North America’s unconventional, deepwater, tight and heavy oil resources have been the focus of much of the investment in exploration and production technology since 2003, according to a recent report by Boston-based Lux Research.
North American investments accounted for 87 percent of the investment dollars and 76 percent of the 377 merger and acquisition transactions made since 2003, according to Lux’s report “Investing in Next Generation Oil and Gas Technologies”. During that time, more than $7 billion has been invested in new technologies to enhance oil and gas exploration and production.
“Unlike in the past, the oil and gas industry now embraces emerging technologies from adjacent industries,” said Daniel Choi, Lux research analyst and lead author of the report.
Initial investments focused on making unconventional plays more productive, such as hydraulic fracturing technology. Now, a group of companies are focused on giving operators more information on the actual production process, such as microseismic, chemical tracers, downhole fiber optic sensors and temporary insulation to bolster production recovery from wells, Choi told Rigzone in an interview.
The next wave of investment in oil and gas technology will focus on improving recovery of tight oil production. Single-digit recovery levels are currently seen in tight oil wells, compared with recovery of between 20 to 70 percent from conventional wells, said Choi. Currently, many operators are opting to drill new wells rather than invest in currently producing wells to boost production.
“Right now, it’s all about making completions more efficient and understanding completions themselves,” said Choi. “It’s still the Wild West in terms of technologies to understand what makes a well more productive.
The recent decline in oil prices will not slow down investment in unconventional oil and gas technology, as the breakeven price for most shale plays is an average of $60/barrel. However, lower oil prices could hurt investment in the implementation of oil sands production technology, depending on the company, Choi said.
Lux also expects an uptick in merger and acquisition activity as companies improve their financials and start to eye technologies – from companies such as Acoustic Zoom Inc. an advanced geophysical company, Robotic Drilling Systems, a provider of robotic technology for fully unmanned drill floor operations, Liquid Robotics, an ocean data services provider, and Field Upgrading, which focuses on developing and commercializing bitumen and heavy oil upgrading technology – that can enhance existing industry processes.

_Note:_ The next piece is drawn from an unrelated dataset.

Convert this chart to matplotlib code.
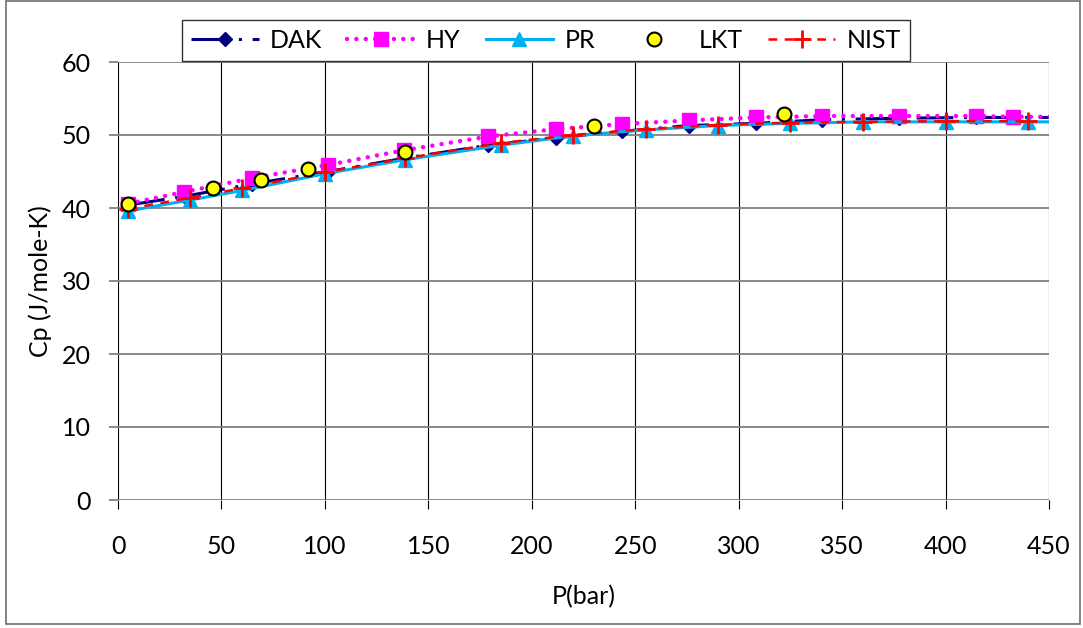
import matplotlib

matplotlib.use("Agg")
import matplotlib.pyplot as plt
from matplotlib.patches import Rectangle

plt.rcParams["font.family"] = ["Lato", "DejaVu Sans"]

# data
p_dak = [5, 32, 65, 101.5, 138, 179, 211.5, 243.5, 276, 308.5, 340.5, 377.5, 414.5, 432.5, 469]
cp_dak = [40.4, 41.6, 43.3, 45.0, 46.8, 48.6, 49.6, 50.5, 51.3, 51.6, 52.1, 52.3, 52.4, 52.4, 52.4]

p_hy = [5, 32, 65, 101.5, 138, 179, 211.5, 243.5, 276, 308.5, 340.5, 377.5, 414.5, 432.5, 469]
cp_hy = [40.6, 42.2, 44.1, 45.9, 47.9, 49.8, 50.8, 51.5, 52.0, 52.4, 52.6, 52.6, 52.6, 52.5, 52.5]

p_pr = [5, 35, 60, 100, 138.5, 185, 220, 255, 290, 325, 360, 400, 440, 475]
cp_pr = [39.6, 41.1, 42.4, 44.7, 46.6, 48.6, 49.9, 50.7, 51.3, 51.6, 51.8, 51.8, 51.8, 51.8]

p_lkt = [5, 46, 69, 92, 138.5, 230, 322]
cp_lkt = [40.5, 42.7, 43.9, 45.3, 47.7, 51.2, 52.9]

p_nist = [5, 35, 60, 100, 138.5, 185, 220, 255, 290, 325, 360, 400, 440]
cp_nist = [39.9, 41.4, 42.7, 44.9, 46.8, 48.9, 50.0, 50.8, 51.4, 51.7, 51.8, 51.9, 51.9]

x_ticks = list(range(0, 451, 50))
y_ticks = list(range(0, 61, 10))

W, H = 1083, 628
fig = plt.figure(figsize=(W / 100, H / 100), dpi=100)
ax = fig.add_axes([118 / W, 1 - 500 / H, (1049 - 118) / W, (500 - 62) / H])

# outer chart border
fig.patches.append(Rectangle((6 / W, 1 - 624 / H), (1080 - 6) / W, (624 - 1) / H,
                             transform=fig.transFigure, fill=False,
                             edgecolor="#6e6e6e", lw=1.2))

l_dak, = ax.plot(p_dak, cp_dak, color="#000080", lw=2.2, ls=(0, (12, 3.5, 1, 3.5)),
                 marker="D", ms=7.5, label="DAK", zorder=3)
l_hy, = ax.plot(p_hy, cp_hy, color="#FF00FF", lw=3.2, ls=(0, (0.01, 2.1)),
                dash_capstyle="round", marker="s", ms=10, label="HY", zorder=4)
l_pr, = ax.plot(p_pr, cp_pr, color="#00B0F0", lw=2.2, marker="^", ms=10.5,
                label="PR", zorder=5)
l_nist, = ax.plot(p_nist, cp_nist, color="#FF0000", lw=1.8, ls=(0, (3.5, 3)),
                  marker="+", ms=13, mew=2, label="NIST", zorder=6)
l_lkt, = ax.plot(p_lkt, cp_lkt, ls="none", marker="o", ms=10, mfc="#FFFF00",
                 mec="black", mew=1.5, label="LKT", zorder=7)

ax.set_xlim(0, 450)
ax.set_ylim(0, 60)
ax.set_xticks(x_ticks)
ax.set_yticks(y_ticks)
for s in ax.spines.values():
    s.set_visible(False)
ax.set_axisbelow(True)
ax.yaxis.grid(True, color="#808080", lw=1.3)
ax.xaxis.grid(True, color="black", lw=0.8)
ax.tick_params(axis="y", direction="out", length=6.5, width=1.3, color="#808080",
               pad=13, labelsize=18)
ax.tick_params(axis="x", direction="out", length=6.5, width=0.8, color="black",
               pad=19, labelsize=18)

ax.set_xlabel("P(bar)", fontsize=18)
ax.xaxis.set_label_coords(0.5, -0.22)
ax.xaxis.label.set_va("center")
ax.set_ylabel("Cp (J/mole-K)", fontsize=18)
ax.yaxis.set_label_coords(-0.084, 0.5)
ax.yaxis.label.set_va("center")

leg = fig.legend([l_dak, l_hy, l_pr, l_lkt, l_nist], ["DAK", "HY", "PR", "LKT", "NIST"],
                 loc="center", bbox_to_anchor=(546 / W, 1 - 40.5 / H), ncol=5,
                 fontsize=18, frameon=True, fancybox=False, handlelength=2.7,
                 handletextpad=0.45, columnspacing=1.0, borderpad=0.35,
                 borderaxespad=0)
leg.get_frame().set_edgecolor("black")
leg.get_frame().set_linewidth(1.0)

fig.savefig("out.png", dpi=100)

Oil and gas investment in Europe ranked second behind North America, with $770 million from 107 transactions. Europe’s evolving deepwater sector, mainly in the North Sea, was behind this investment.
From 2003 to 2013, oilfield services company Schlumberger Ltd. was the most prolific buyer of exploration and production technology with 56 transactions, more than 40 percent of the total acquisitions made in the space, Lux noted in a Nov. 25 press release. By making these acquisitions, Schlumberger has been able to stay one step ahead of its competition, introducing technology solutions ahead of their competitors, said Choi.
Energy Ventures, a Norway-based private equity firm, is ranked as the most prolific investor in E&P technology, with 47 transactions made since 2003. Operator-owned investment funds, led by fund Chevron Technology Ventures, is the second largest investor with 33 deals.